Project: Queen Elizabeth Class Aircraft Carrier

Estimated Cost: 5.9 billion pounds

Contractors: BAE Systems, Thales, Babcock

Status: Two vessels -- HMS Queen Elizabeth and HMS Prince of Wales -- are currently being built with the first due to be fully operational by 2020. Under the 2010 defence review both will be built but one is likely to be mothballed as soon as the other enters service and one will be redesigned to allow it to operate cheaper jets that do not rely on vertical takeoff.

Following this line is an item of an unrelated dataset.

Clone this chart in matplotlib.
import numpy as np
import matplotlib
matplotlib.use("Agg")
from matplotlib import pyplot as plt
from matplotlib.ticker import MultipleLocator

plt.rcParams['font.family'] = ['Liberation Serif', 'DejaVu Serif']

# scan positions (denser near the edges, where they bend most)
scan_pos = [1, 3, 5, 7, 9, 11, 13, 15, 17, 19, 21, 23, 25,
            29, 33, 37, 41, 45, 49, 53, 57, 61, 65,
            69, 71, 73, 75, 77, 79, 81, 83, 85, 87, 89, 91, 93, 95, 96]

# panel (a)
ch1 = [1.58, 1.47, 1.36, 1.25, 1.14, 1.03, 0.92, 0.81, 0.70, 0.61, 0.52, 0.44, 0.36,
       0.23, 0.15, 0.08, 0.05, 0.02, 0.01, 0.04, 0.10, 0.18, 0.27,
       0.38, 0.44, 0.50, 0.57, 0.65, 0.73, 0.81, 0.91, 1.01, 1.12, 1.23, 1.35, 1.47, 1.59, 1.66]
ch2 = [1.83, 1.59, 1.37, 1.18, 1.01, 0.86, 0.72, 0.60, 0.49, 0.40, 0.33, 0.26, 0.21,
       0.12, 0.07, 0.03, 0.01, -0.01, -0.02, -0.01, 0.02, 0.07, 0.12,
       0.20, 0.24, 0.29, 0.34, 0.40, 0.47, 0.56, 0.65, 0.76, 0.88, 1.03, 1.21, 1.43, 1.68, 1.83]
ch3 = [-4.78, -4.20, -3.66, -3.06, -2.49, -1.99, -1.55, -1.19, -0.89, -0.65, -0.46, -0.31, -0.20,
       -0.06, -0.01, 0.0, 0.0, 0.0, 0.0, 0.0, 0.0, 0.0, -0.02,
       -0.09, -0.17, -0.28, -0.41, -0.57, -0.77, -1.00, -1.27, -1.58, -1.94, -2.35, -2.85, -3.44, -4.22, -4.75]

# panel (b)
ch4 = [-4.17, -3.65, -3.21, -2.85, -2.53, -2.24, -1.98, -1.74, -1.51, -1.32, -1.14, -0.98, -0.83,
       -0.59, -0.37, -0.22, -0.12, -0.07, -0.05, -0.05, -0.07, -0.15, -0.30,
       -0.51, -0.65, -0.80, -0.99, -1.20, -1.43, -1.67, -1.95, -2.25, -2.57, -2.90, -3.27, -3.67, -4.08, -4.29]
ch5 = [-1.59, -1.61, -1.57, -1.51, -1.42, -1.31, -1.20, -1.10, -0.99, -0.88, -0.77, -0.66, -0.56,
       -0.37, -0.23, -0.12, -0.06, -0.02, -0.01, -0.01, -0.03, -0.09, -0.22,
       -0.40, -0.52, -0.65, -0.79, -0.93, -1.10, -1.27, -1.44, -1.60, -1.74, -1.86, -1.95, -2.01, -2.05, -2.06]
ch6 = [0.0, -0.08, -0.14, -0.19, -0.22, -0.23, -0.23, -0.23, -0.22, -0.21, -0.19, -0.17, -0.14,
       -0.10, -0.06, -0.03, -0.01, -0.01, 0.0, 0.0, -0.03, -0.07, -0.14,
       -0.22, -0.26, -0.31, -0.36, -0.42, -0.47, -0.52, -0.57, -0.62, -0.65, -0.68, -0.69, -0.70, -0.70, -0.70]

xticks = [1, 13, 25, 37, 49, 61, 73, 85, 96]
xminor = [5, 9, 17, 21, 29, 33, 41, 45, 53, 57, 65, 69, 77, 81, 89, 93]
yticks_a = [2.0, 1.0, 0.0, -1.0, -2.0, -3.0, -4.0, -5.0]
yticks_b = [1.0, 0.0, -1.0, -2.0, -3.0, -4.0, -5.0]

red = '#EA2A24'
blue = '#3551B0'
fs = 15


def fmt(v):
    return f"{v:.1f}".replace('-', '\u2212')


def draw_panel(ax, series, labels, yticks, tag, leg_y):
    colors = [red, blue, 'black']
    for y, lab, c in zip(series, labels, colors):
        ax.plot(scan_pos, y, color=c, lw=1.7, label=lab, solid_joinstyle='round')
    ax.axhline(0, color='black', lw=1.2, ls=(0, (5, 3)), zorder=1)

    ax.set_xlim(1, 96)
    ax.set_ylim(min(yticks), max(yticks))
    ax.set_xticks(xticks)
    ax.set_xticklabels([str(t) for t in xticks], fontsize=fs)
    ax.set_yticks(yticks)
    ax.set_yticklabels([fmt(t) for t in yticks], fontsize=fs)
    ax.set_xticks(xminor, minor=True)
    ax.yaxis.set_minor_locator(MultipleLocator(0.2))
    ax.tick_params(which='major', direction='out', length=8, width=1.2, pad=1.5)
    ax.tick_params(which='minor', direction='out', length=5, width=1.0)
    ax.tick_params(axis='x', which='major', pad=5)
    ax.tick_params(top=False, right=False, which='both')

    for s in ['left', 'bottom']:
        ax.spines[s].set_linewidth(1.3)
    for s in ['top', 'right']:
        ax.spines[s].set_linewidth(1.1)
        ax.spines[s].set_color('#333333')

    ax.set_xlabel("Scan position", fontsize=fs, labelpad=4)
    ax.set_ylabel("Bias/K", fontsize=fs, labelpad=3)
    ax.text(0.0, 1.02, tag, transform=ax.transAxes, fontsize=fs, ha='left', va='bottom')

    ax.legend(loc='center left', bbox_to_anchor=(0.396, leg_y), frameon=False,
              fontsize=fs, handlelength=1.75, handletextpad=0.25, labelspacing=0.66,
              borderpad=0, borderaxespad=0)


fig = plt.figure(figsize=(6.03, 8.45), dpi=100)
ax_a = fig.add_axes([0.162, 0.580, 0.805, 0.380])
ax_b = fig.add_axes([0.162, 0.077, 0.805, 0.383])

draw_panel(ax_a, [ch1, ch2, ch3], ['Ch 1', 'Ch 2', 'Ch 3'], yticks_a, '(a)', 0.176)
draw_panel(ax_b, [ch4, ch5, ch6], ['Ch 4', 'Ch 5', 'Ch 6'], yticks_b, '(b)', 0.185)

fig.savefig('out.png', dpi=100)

Project: Nimrod MRA4 Reconnaissance Aircraft

Estimated Cost: 3.6 billion pounds

Contractor: BAE Systems

Status: The delayed and over-budget programme was scrapped altogether last year having already been cut to 9 aircraft from 21. The cancellation has been widely criticised with former military chiefs noting that an island nation needs a strong maritime reconnaissance capability.

Project: A400M Large Transport Aircraft

Estimated Cost: 3.2 billion pounds

Contractor: EADS, Rolls-Royce

Status: The replacement for the C130 Hercules transport aircraft has been undergoing air-to-air refuelling, cold weather and fatigue trials this year. European nations hammered out an agreement to fund cost overruns in November, with Germany cutting its order by 7 aircraft to 53. Britain cut its order to 22 from 25 in March last year.

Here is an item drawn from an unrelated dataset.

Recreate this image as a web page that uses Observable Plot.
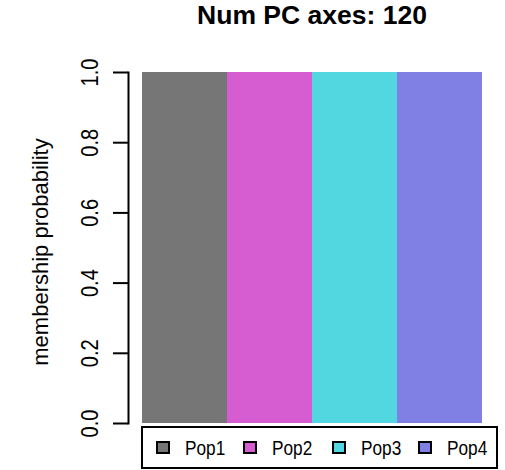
<!DOCTYPE html>
<html>
<head>
<meta charset="utf-8">
<script src="https://cdn.jsdelivr.net/npm/d3@7"></script>
<script src="https://cdn.jsdelivr.net/npm/@observablehq/plot@0.6"></script>
<style>
  html, body { margin: 0; padding: 0; background: #fff; }
  #wrap { position: relative; width: 505px; height: 470px; font-family: "Liberation Sans", Arial, sans-serif; }
  #title { position: absolute; left: 141px; width: 342px; top: -1px; text-align: center; font-weight: bold; font-size: 26.5px; line-height: 32px; color: #000; }
  #legend { position: absolute; left: 141px; top: 426px; width: 353px; height: 39px; border: 2px solid #000; }
  .item { position: absolute; top: 0; height: 39px; display: flex; align-items: center; font-size: 21px; color: #000; }
  .item span { display: inline-block; transform: scaleX(0.82); transform-origin: left center; }
  .sw { width: 10px; height: 9px; border: 2.5px solid #000; margin-right: 15px; }
  svg { position: absolute; left: 0; top: 0; }
</style>
</head>
<body>
<div id="wrap">
  <div id="title">Num PC axes: 120</div>
  <div id="legend"></div>
</div>
<script>
// Groups (one bar each) and populations (stacked segments)
const groups = ["Pop1", "Pop2", "Pop3", "Pop4"];
const pops = ["Pop1", "Pop2", "Pop3", "Pop4"];
const colors = ["#767676", "#D65CD1", "#52D6E0", "#807FE3"];
// Membership probability of each group (rows) for each population (columns)
const membership = [
  [1, 0, 0, 0],
  [0, 1, 0, 0],
  [0, 0, 1, 0],
  [0, 0, 0, 1]
];
const yTicks = [0, 0.2, 0.4, 0.6, 0.8, 1.0];
const yLabel = "membership probability";

const rows = groups.flatMap((g, i) => pops.map((p, j) => ({group: g, pop: p, prob: membership[i][j]})));
const fmt = d3.format(".1f");
const tickLabels = yTicks.map(fmt);

const chart = Plot.plot({
  width: 505,
  height: 470,
  marginTop: 72,
  marginBottom: 47,
  marginLeft: 128,
  marginRight: 22,
  style: {fontFamily: "Liberation Sans, Arial, sans-serif", background: "transparent"},
  x: {domain: groups, padding: 0, insetLeft: 13, axis: null},
  y: {domain: [0, 1], axis: null},
  color: {domain: pops, range: colors},
  marks: [
    Plot.barY(rows, Plot.stackY({x: "group", y: "prob", fill: "pop", order: pops})),
    // axis: line, ticks, rotated tick labels, rotated title
    Plot.frame({anchor: "left", stroke: "#000", strokeWidth: 2, strokeLinecap: "square"}),
    Plot.axisY({ticks: yTicks, tickSize: 15, tickFormat: () => "", label: null, stroke: "#000", strokeWidth: 2}),
    Plot.text(yTicks, {
      y: d => d, text: d => fmt(d), frameAnchor: "left", dx: -31,
      rotate: -90, textAnchor: "middle", lineAnchor: "bottom", fontSize: 24.5, fill: "#000"
    }),
    Plot.text([yLabel], {
      text: d => d, frameAnchor: "left", dx: -81, dy: 4,
      rotate: -90, textAnchor: "middle", lineAnchor: "bottom", fontSize: 22, fill: "#000"
    })
  ]
});
// condensed tick label glyphs
d3.select(chart).selectAll("text")
  .filter(function() { return tickLabels.includes(this.textContent); })
  .attr("transform", function() { return (this.getAttribute("transform") || "") + " scale(0.82,1)"; });
document.getElementById("wrap").prepend(chart);

const legend = document.getElementById("legend");
const pos = [13, 100, 189, 275];
pops.forEach((p, i) => {
  const it = document.createElement("div");
  it.className = "item";
  it.style.left = pos[i] + "px";
  const sw = document.createElement("div");
  sw.className = "sw";
  sw.style.background = colors[i];
  const label = document.createElement("span");
  label.textContent = p;
  it.appendChild(sw);
  it.appendChild(label);
  legend.appendChild(it);
});
</script>
</body>
</html>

Project: Joint Combat Aircraft (F-35 Lightning II)

Estimated Cost: 2.4 billion pounds

Contractor: Lockheed Martin, Northrop Grumman, BAE Systems, Pratt and Witney, Rolls-Royce

Status: No firm order has yet been placed for the Harrier jump jet replacement being developed with the United States. But Britain announced in last year’s review that it would drop plans to buy a more expensive vertical take-off variant powered by Rolls-Royce lift technology. The Ministry of Defence says its plans assume Britain will need 150 aircraft.

Project: Lynx Wildcat light helicopter

Estimated Cost: 1.7 billion pounds

Contractor: Finmeccanica’s Agusta Westland

Status: The programme to deliver multi-role helicopters to the Royal Navy and British Army in 2014 and 2015 was cut from 80 to 62 units in 2009.

Project: Beyond Visual Range Air-to-Air Missile (Meteor)

Estimated Cost: 1.3 billion pounds

Contractor: MBDA UK Ltd (BAE Systems, EADS, Finmeccanica)

Status: The contract for an air-to-air missile to equip the Eurofighter Typhoon, as well as Sweden’s Saab Gripen and France’s Dassault Rafale aircraft, was awarded in 2002 with the development programme due to run until late 2011. MBDA expects to deliver its first production missiles during 2012.

Project: United Kingdom Military Flying Training Capability

Estimated Cost: 0.9 billion pounds

Contractor: Lockheed Martin, Babcock

Status: The Ascent consortium is due to deliver its first outsourced MFTS course in November 2011.

Project: Watchkeeper unmanned aerial surveillance vehicle

Estimated Cost: 0.9 billion pounds

Contractors: Thales, Elbit Systems

Status: Britain has ordered 54 Watchkeeper UAVs and last year’s review referred to Britain’s fast-jet fleet being “complemented by a growing fleet of unmanned air vehicles.” The aircraft made its maiden flight in April 2010.

Project: Merlin helicopter Capability Sustainment Programme

Estimated Cost: 0.8 billion pounds

Contractors: Lockheed Martin, Finmeccanica’s Agusta Westland

Status: A contract to update avionics on 30 EH101 Merlin helicopters with upgraded versions entering service in 2013 and full operational capability due by December 2014.

Project: Falcon communication system

Estimated Cost: 0.3 billion pounds

Contractors: BAE Systems

Status: The battlefield communication capability was awarded to BAE Systems in March 2006 and entered service in 2010.

Project: Tornado fighter aircraft upgrade

Estimated Cost: 0.3 billion pounds

Contractors: BAE Systems

Status: BAE was awarded the contract to upgrade communications on the Tornado GR4 and to integrate a precision guided bomb in 2008 with upgraded versions due to come into service next year. Under last year’s defence review, the RAF’s Tornados are due to be largely phased out over several years.